Under cross-examination by defense attorney David Cercone, Mr. Hoffman said he never saw Mr. Kelly strike an inmate nor did he recall seeing the defendant interact with any of the four prisoners whose allegations form the basis of the trial.
Mr. Hoffman, who has since left the department, said that Mr. Kelly was not assigned to F Block when the four inmates were there, from early December 2010 through early January 2011. But he indicated that Mr. Kelly dropped in to visit since-fired officer Harry F. Nicoletti.
Mr. Nicoletti, 61, of Coraopolis, faces trial next month on 89 counts.
Mr. Hoffman said that Mr. Nicoletti would perform most of the new inmate orientations on F Block. Mr. Nicoletti would "say, 'You look like [a] ... child molester. You'd better tell me or I'm going to go on the computer and find out,' " Mr. Hoffman testified.
Sometimes, he said, Mr. Nicoletti would announce the arrival of an inmate he viewed as a pedophile on the block public address system.
Mr. Hoffman portrayed supervision of F Block as lax.
"It's commonplace for supervisors to approach the block, sign the log book and leave," he said. But within the prison, there was broad knowledge -- though not concern -- about the singling out of sex crime convicts on F Block, he said.
The prosecution then rested. The defense took a few hours to put on its case, which focused on its contention that Mr.

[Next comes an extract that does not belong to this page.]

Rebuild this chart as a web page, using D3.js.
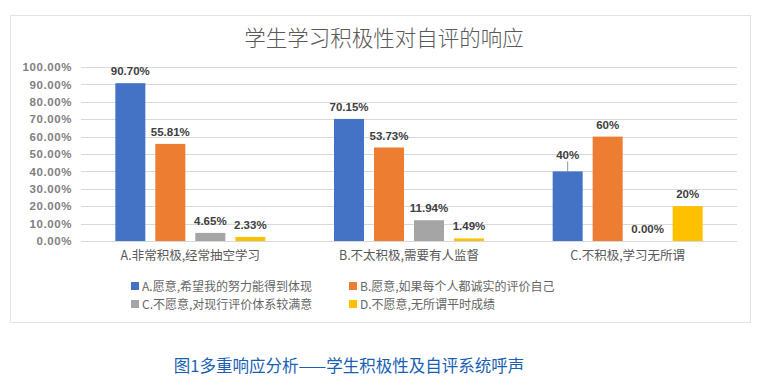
<!DOCTYPE html>
<html><head><meta charset="utf-8">
<script src="https://cdn.jsdelivr.net/npm/d3@7/dist/d3.min.js"></script>
<style>body{margin:0;background:#fff;}svg{display:block;}</style>
</head><body>
<script>
const categories = ["A.非常积极,经常抽空学习", "B.不太积极,需要有人监督", "C.不积极,学习无所谓"];
const seriesNames = ["A.愿意,希望我的努力能得到体现", "B.愿意,如果每个人都诚实的评价自己", "C.不愿意,对现行评价体系较满意", "D.不愿意,无所谓平时成绩"];
const seriesA = [90.70, 70.15, 40];
const seriesB = [55.81, 53.73, 60];
const seriesC = [4.65, 11.94, 0.00];
const seriesD = [2.33, 1.49, 20];
const labelsA = ["90.70%", "70.15%", "40%"];
const labelsB = ["55.81%", "53.73%", "60%"];
const labelsC = ["4.65%", "11.94%", "0.00%"];
const labelsD = ["2.33%", "1.49%", "20%"];
const yTicks = [0, 10, 20, 30, 40, 50, 60, 70, 80, 90, 100];
const colors = ["#4472c4", "#ed7d31", "#a5a5a5", "#ffc000"];
const title = "学生学习积极性对自评的响应";
const caption = "图1多重响应分析——学生积极性及自评系统呼声";

const allValues = [seriesA, seriesB, seriesC, seriesD];
const allLabels = [labelsA, labelsB, labelsC, labelsD];

const W = 773, H = 385;
const svg = d3.select("body").append("svg").attr("width", W).attr("height", H);
const font = "'Noto Sans CJK SC','Microsoft YaHei',sans-serif";

// frame
svg.append("rect").attr("x", 10.5).attr("y", 15.5).attr("width", 740).attr("height", 307)
  .attr("fill", "#fff").attr("stroke", "#e3e3e3").attr("stroke-width", 1);

const x0 = d3.scaleBand().domain(categories).range([81, 737]).paddingInner(0.314).paddingOuter(0.157);
const x1 = d3.scaleBand().domain(d3.range(4)).range([0, x0.bandwidth()]).paddingInner(0.25).paddingOuter(0);
const y = d3.scaleLinear().domain([0, 100]).range([241, 67]);

// gridlines
svg.append("g").selectAll("line").data(yTicks).join("line")
  .attr("x1", 81).attr("x2", 737)
  .attr("y1", d => Math.round(y(d)) + 0.5).attr("y2", d => Math.round(y(d)) + 0.5)
  .attr("stroke", "#d9d9d9").attr("stroke-width", 1);

// y axis labels via d3 axis
const yAxis = svg.append("g").attr("transform", "translate(81,0)")
  .call(d3.axisLeft(y).tickValues(yTicks).tickSize(0).tickPadding(9).tickFormat(d => d.toFixed(2) + "%"));
yAxis.select(".domain").remove();
yAxis.selectAll("text").attr("font-family", "'Liberation Sans',Arial,sans-serif").attr("font-size", 11.5)
  .attr("font-weight", "bold").attr("fill", "#808080").attr("letter-spacing", "0.6px");

// x axis labels
const xAxis = svg.append("g").attr("transform", "translate(0,241)")
  .call(d3.axisBottom(x0).tickSize(0).tickPadding(10));
xAxis.select(".domain").remove();
xAxis.selectAll("text").attr("font-family", font).attr("font-size", 12.5).attr("fill", "#595959");

// bars
const groups = svg.append("g").selectAll("g").data(categories).join("g")
  .attr("transform", d => `translate(${x0(d)},0)`);
groups.each(function(cat, ci) {
  const g = d3.select(this);
  for (let s = 0; s < 4; s++) {
    const v = allValues[s][ci];
    g.append("rect").attr("x", x1(s)).attr("y", y(v)).attr("width", x1.bandwidth())
      .attr("height", y(0) - y(v)).attr("fill", colors[s]);
    const isLifted = (s === 0 && ci === 2);
    const ly = y(v) - (isLifted ? 12 : 8);
    if (isLifted) {
      g.append("line").attr("x1", x1(s) + x1.bandwidth() / 2).attr("x2", x1(s) + x1.bandwidth() / 2)
        .attr("y1", ly + 2).attr("y2", y(v)).attr("stroke", "#7f7f7f").attr("stroke-width", 0.8);
    }
    g.append("text").attr("x", x1(s) + x1.bandwidth() / 2).attr("y", ly)
      .attr("text-anchor", "middle").attr("font-family", "'Liberation Sans',Arial,sans-serif")
      .attr("font-size", 11.5).attr("font-weight", "bold").attr("fill", "#404040")
      .text(allLabels[s][ci]);
  }
});

// title
svg.append("text").attr("x", 384).attr("y", 46).attr("text-anchor", "middle")
  .attr("font-family", font).attr("font-size", 21.5).attr("font-weight", 300).attr("fill", "#595959").text(title);

// legend
const legPos = [[131, 287], [349, 287], [131, 305], [349, 305]];
const leg = svg.append("g").selectAll("g").data(seriesNames).join("g")
  .attr("transform", (d, i) => `translate(${legPos[i][0]},${legPos[i][1]})`);
leg.append("rect").attr("x", 0).attr("y", -5).attr("width", 8).attr("height", 8).attr("fill", (d, i) => colors[i]);
leg.append("text").attr("x", 11).attr("y", 0).attr("dy", "0.35em")
  .attr("font-family", font).attr("font-size", 12).attr("fill", "#666666").text(d => d);

// caption
svg.append("text").attr("x", 349).attr("y", 372).attr("text-anchor", "middle")
  .attr("font-family", font).attr("font-size", 16.5).attr("fill", "#1a5fb4").text(caption);
</script>
</body></html>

Kelly was not in the prison during many of the dates and times that inmates said they were abused.
Some time after the completion of this trial, Mr. Kelly faces a separate trial on five counts related to allegations that he tried to intimidate Mr. Hoffman by showing up at his house in August 2011.
Separately, a former SCI Pittsburgh inmate who testified against Mr. Kelly on Tuesday filed a lawsuit in U.S. District Court against Mr. Kelly and Mr. Nicoletti.

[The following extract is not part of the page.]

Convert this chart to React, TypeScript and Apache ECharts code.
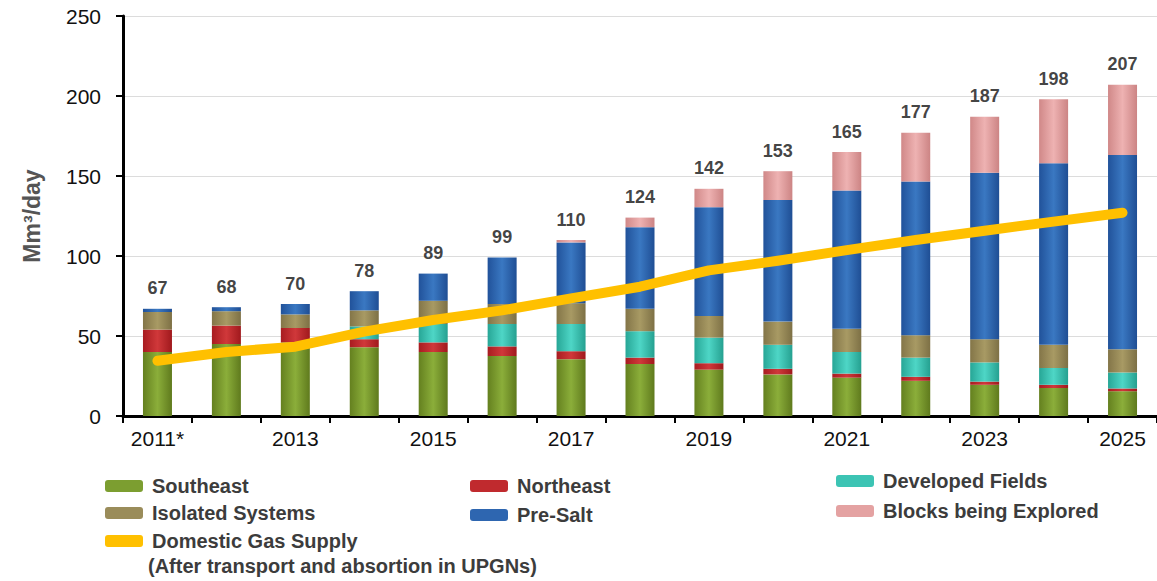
import React, { useEffect, useRef } from "react";
import * as echarts from "echarts";

const years = ["2011*", "2012", "2013", "2014", "2015", "2016", "2017", "2018", "2019", "2020", "2021", "2022", "2023", "2024", "2025"];
const southeast = [40, 45, 46, 43, 40, 37.5, 35.5, 32.5, 29, 26, 24, 22, 19.5, 17.5, 15.5];
const northeast = [14, 11.5, 9, 5, 6, 6, 5, 4, 4, 3.5, 2.5, 2.5, 2, 2, 1.7];
const developedFields = [0, 0, 0, 8, 11.5, 14, 17, 16.5, 16, 15, 13.5, 12, 12, 10.5, 10];
const isolatedSystems = [11, 9, 8.5, 10, 14.5, 12.5, 13, 14, 13.5, 14.5, 14.5, 14, 14.5, 14.5, 14.5];
const preSalt = [2, 2.5, 6.5, 12, 17, 29, 38, 51, 68, 76, 86.5, 96, 104, 113.5, 121.5];
const blocksExplored = [0, 0, 0, 0, 0, 0, 1.5, 6, 11.5, 18, 24, 30.5, 35, 40, 43.8];
const totals = [67, 68, 70, 78, 89, 99, 110, 124, 142, 153, 165, 177, 187, 198, 207];
const domesticSupply = [34.5, 40, 43.3, 52.7, 60, 66, 73.5, 80.8, 91, 97, 103.7, 110, 115.8, 121.5, 127];
const yTicks = [0, 50, 100, 150, 200, 250];

const FONT = "'Liberation Sans', Arial, sans-serif";

function grad(edge: string, mid: string, edge2: string) {
  return {
    type: "linear",
    x: 0,
    y: 0,
    x2: 1,
    y2: 0,
    colorStops: [
      { offset: 0, color: edge },
      { offset: 0.5, color: mid },
      { offset: 1, color: edge2 },
    ],
  };
}

const COLORS: Record<string, any> = {
  Southeast: grad("#64801f", "#8bae3a", "#5f7a1d"),
  Northeast: grad("#a81c20", "#d0383a", "#a0191d"),
  "Developed Fields": grad("#27a696", "#4ed6c6", "#25a090"),
  "Isolated Systems": grad("#837548", "#a89a64", "#7d7045"),
  "Pre-Salt": grad("#21529a", "#3a78c2", "#1f4e94"),
  "Blocks being Explored": grad("#d08888", "#eeb2b2", "#cc8484"),
};
const FLAT: Record<string, string> = {
  Southeast: "#7c9e30",
  Northeast: "#c02a2e",
  "Developed Fields": "#3cc4b4",
  "Isolated Systems": "#9a8c5a",
  "Pre-Salt": "#2e66b0",
  "Blocks being Explored": "#e4a2a2",
};

export default function App() {
  const ref = useRef<HTMLDivElement>(null);
  useEffect(() => {
    document.body.style.margin = "0";
    const chart = echarts.init(ref.current!, undefined, { renderer: "svg" });
    const stackSeries: [string, number[]][] = [
      ["Southeast", southeast],
      ["Northeast", northeast],
      ["Developed Fields", developedFields],
      ["Isolated Systems", isolatedSystems],
      ["Pre-Salt", preSalt],
      ["Blocks being Explored", blocksExplored],
    ];
    const legendText = { fontFamily: FONT, fontSize: 20, fontWeight: "bold", color: "#3c3c3c", padding: [0, 0, 0, 4] };
    const mkLegend = (name: string, left: number, top: number, extra: any = {}) => ({
      show: true,
      left,
      top,
      padding: 0,
      itemWidth: 38,
      itemHeight: 12,
      selectedMode: false,
      textStyle: legendText,
      data: [{ name, itemStyle: { color: FLAT[name] || "#FFC000", borderWidth: 0 }, ...extra }],
    });
    const option: any = {
      animation: false,
      backgroundColor: "#ffffff",
      grid: { left: 123, right: -16, top: 16, bottom: 165, containLabel: false },
      xAxis: {
        type: "category",
        data: years,
        boundaryGap: true,
        axisLine: { show: true, lineStyle: { color: "#000", width: 3 } },
        axisTick: { show: true, interval: 0, length: 7, lineStyle: { color: "#000", width: 2 } },
        axisLabel: {
          interval: 1,
          margin: 12,
          fontFamily: FONT,
          fontSize: 21,
          color: "#111",
        },
      },
      yAxis: {
        type: "value",
        min: 0,
        max: 250,
        interval: 50,
        name: "Mm³/day",
        nameLocation: "middle",
        nameRotate: 90,
        nameGap: 80,
        nameTextStyle: { fontFamily: FONT, fontSize: 23, fontWeight: "bold", color: "#555" },
        axisLine: { show: true, lineStyle: { color: "#000", width: 3 } },
        axisTick: { show: true, length: 7, lineStyle: { color: "#000", width: 2 } },
        axisLabel: {
          margin: 22,
          fontFamily: FONT,
          fontSize: 21,
          color: "#111",
          formatter: (v: number) => (yTicks.includes(v) ? String(v) : ""),
        },
        splitLine: { show: true, lineStyle: { color: "#dcdcdc", width: 1 } },
      },
      legend: [
        mkLegend("Southeast", 105, 476),
        mkLegend("Isolated Systems", 105, 503),
        mkLegend("Domestic Gas Supply", 105, 531, { icon: "roundRect" }),
        mkLegend("Northeast", 470, 476),
        mkLegend("Pre-Salt", 470, 505),
        mkLegend("Developed Fields", 836, 471),
        mkLegend("Blocks being Explored", 836, 501),
      ],
      graphic: [
        {
          type: "text",
          left: 148,
          top: 556,
          style: {
            text: "(After transport and absortion in UPGNs)",
            fontFamily: FONT,
            fontSize: 20,
            fontWeight: "bold",
            fill: "#3c3c3c",
          },
        },
      ],
      series: [
        ...stackSeries.map(([name, data]) => ({
          name,
          type: "bar",
          stack: "total",
          barWidth: 29,
          data,
          itemStyle: { color: COLORS[name] },
          emphasis: { disabled: true },
        })),
        {
          name: "Domestic Gas Supply",
          type: "line",
          data: domesticSupply,
          symbol: "none",
          z: 5,
          lineStyle: { color: "#FFC000", width: 10, cap: "round", join: "round" },
          itemStyle: { color: "#FFC000" },
        },
        {
          name: "totals",
          type: "scatter",
          data: totals,
          symbolSize: 1,
          itemStyle: { color: "rgba(0,0,0,0)" },
          label: {
            show: true,
            position: "top",
            distance: 11,
            fontFamily: FONT,
            fontSize: 18,
            fontWeight: "bold",
            color: "#111",
            formatter: (p: any) => String(totals[p.dataIndex]),
          },
          z: 6,
        },
      ],
    };
    chart.setOption(option);
    return () => chart.dispose();
  }, []);
  return <div ref={ref} style={{ width: 1157, height: 581 }} />;
}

James Arthur Turner, 31, of Crawford County, claimed in the lawsuit that Mr. Nicoletti asked him what his crime was and when told that it was sexual assault punched him in the chest and verbally abused him.

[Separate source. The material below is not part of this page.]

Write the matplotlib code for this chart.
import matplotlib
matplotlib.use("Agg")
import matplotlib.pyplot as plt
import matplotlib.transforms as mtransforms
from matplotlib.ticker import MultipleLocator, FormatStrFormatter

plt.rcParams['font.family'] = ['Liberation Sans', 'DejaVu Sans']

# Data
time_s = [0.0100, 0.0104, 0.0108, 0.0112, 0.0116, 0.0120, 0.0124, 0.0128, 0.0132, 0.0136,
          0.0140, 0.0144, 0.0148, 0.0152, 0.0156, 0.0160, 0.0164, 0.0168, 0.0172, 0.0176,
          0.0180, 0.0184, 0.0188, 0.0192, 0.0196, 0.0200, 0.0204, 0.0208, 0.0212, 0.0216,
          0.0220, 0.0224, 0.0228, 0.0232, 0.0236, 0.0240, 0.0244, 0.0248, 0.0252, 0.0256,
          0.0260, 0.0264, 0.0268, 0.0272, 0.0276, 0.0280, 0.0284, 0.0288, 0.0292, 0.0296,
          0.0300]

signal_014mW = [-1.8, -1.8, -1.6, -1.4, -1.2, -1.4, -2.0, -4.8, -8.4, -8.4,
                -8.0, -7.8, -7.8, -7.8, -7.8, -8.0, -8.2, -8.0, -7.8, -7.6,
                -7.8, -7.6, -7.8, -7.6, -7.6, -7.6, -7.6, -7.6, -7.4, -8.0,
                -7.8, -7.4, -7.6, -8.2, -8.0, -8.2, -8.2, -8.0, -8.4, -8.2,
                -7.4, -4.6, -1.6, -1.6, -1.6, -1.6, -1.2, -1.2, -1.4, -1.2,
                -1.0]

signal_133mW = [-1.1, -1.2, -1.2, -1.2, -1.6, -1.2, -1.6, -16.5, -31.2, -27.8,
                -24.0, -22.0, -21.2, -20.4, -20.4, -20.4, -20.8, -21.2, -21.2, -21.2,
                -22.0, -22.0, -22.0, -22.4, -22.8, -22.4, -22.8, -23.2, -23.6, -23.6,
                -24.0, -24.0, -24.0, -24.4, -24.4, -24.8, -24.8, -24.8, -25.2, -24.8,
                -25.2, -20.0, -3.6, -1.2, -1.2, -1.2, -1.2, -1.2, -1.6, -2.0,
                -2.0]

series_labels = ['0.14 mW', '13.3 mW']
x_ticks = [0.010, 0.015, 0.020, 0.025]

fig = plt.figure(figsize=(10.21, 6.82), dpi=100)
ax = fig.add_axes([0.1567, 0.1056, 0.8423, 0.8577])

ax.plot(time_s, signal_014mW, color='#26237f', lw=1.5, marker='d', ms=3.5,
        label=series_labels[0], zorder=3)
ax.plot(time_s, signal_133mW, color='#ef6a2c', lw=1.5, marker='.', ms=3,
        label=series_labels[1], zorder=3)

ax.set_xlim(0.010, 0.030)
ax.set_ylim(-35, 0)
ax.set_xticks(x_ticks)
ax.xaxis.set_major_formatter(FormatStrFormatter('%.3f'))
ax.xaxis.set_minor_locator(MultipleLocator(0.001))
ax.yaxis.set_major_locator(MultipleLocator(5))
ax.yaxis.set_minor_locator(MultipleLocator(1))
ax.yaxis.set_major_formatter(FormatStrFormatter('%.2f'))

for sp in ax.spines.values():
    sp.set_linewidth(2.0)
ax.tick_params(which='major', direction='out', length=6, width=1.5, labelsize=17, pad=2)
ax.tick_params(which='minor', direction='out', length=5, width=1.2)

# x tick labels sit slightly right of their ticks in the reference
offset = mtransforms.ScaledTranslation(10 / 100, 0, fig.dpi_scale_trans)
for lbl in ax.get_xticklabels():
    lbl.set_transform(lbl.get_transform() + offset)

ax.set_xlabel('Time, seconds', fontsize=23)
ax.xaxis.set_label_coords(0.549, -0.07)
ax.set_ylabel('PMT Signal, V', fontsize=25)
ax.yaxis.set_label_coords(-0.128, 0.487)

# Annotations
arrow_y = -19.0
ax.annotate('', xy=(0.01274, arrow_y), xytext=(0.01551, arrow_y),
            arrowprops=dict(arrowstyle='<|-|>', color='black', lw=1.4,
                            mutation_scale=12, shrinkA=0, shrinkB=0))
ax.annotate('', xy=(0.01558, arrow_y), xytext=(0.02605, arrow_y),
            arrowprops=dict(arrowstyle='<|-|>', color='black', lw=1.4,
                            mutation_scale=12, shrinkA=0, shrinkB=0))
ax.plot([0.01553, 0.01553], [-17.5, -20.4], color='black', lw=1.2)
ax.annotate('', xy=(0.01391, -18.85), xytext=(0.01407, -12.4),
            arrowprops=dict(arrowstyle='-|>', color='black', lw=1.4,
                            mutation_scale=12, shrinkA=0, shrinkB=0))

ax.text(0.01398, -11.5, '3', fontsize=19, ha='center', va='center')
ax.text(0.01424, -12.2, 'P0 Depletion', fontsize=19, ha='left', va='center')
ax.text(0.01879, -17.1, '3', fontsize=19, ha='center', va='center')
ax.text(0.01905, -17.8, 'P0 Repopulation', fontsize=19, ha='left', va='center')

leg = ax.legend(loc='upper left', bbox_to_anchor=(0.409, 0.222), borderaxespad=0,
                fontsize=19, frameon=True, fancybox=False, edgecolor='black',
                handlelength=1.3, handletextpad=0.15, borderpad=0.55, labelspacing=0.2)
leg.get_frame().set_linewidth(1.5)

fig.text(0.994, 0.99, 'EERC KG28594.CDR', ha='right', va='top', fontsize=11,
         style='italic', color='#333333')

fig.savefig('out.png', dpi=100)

Days later, Mr. Kelly visited his cell and hit him in the temple, kidneys and shoulder, Turner said.
Turner, represented by the Pennsylvania Institutional Law Project, said the incidents constituted excessive force and demanded compensation for his suffering.
Turner's complaint roughly matches his testimony at Mr. Kelly's trial.
A Department of Corrections spokeswoman had no immediate comment. The department has fired Mr. Nicoletti, 61, of Coraopolis, and Mr. Kelly, 41, of Aliquippa. It has declined to represent Mr. Nicoletti in other similar lawsuits.
"It's unbelievable," said attorney Steve Townsend, who is defending Mr. Nicoletti in the lawsuits against him. "F Block must have been the most dangerous and wildest cell block in Pennsylvania if these inmates are to be believed.
"I hope that they turn the spigot off on these meritless and frivolous lawsuits by the end of 2012."
An officer who was fired but never charged criminally in relation to the F Block allegations won an arbitration award Wednesday ordering his immediate return to work with back pay. Former sergeant John Michaels sometimes ran F Block during the 2 to 10 p.m. shift -- the time when inmates have said they were abused. He was fired because, officials said, he did not report that guards were identifying sex offenders and creating a hostile environment for them.
The Pennsylvania State Correctional Officers Association backed Mr. Michaels' grievance.
Mr. Michaels told arbitrator Ronald Talarico that the practice of finding out which inmates were sex criminals was authorized by a unit manager, according to the arbitrator's report.
Mr. Talarico wrote that the state didn't provide evidence that Mr. Michaels knew of any abuses nor that there is a policy barring guards from asking inmates about their crimes.
The arbitrator wrote that "the evidence is crystal clear" that Mr. Michaels "did not commit any of the violations" for which he was fired.